Lethal genes in mice like rw and fawn are never formed into proper babies, they are reabsorbed at around 2-6 days after conception from what I have read. So I doubt that this would be a case of something to do with one of these non viable babies. I must have bred 100s of rw litters and never had this problem - but then I've never had it with any variety so it could just be good luck. I would tend to agree with the hernia or infection explanation as much more likely.


----------



## Dragonfly-Stud (Oct 5, 2008)

As said just a thought did doubt it but you never know, but as your the experienced R/W breeder I bow to your knowledge.


----------



## ian (Oct 3, 2008)

Its just one of those things I guess.
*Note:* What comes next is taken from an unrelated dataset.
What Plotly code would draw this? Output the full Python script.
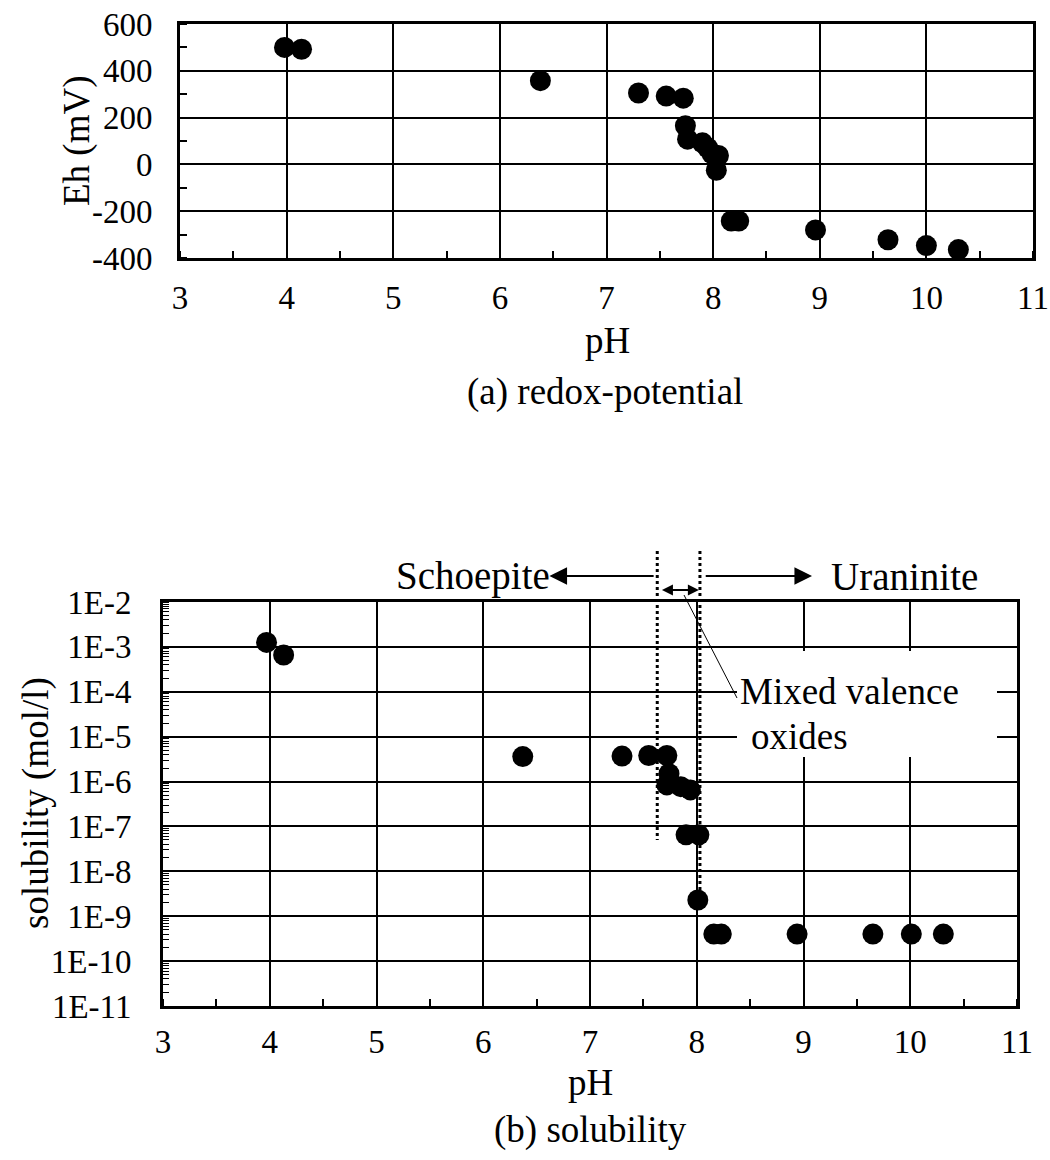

I generally dont handle does once they get really big and about to pop but the other two gave birth a day or so before this one so I took them all out to have a head count of the pinkies, I hope I didnt damage her in some way.

Sh eis going off to be culled with a big group of surplus, I'll mention it to my friend who does the deed for me and she might be interested in doing an autopsy to see if there were any retained babies. I reckon it might be an infection (possibly caused by retained babies), considering how quickly the doe has gone down hill.

I'd be interested to know as it did stirke me as quite odd and somethign I've not seen before.... thanks so much for all the comments and suggestions


----------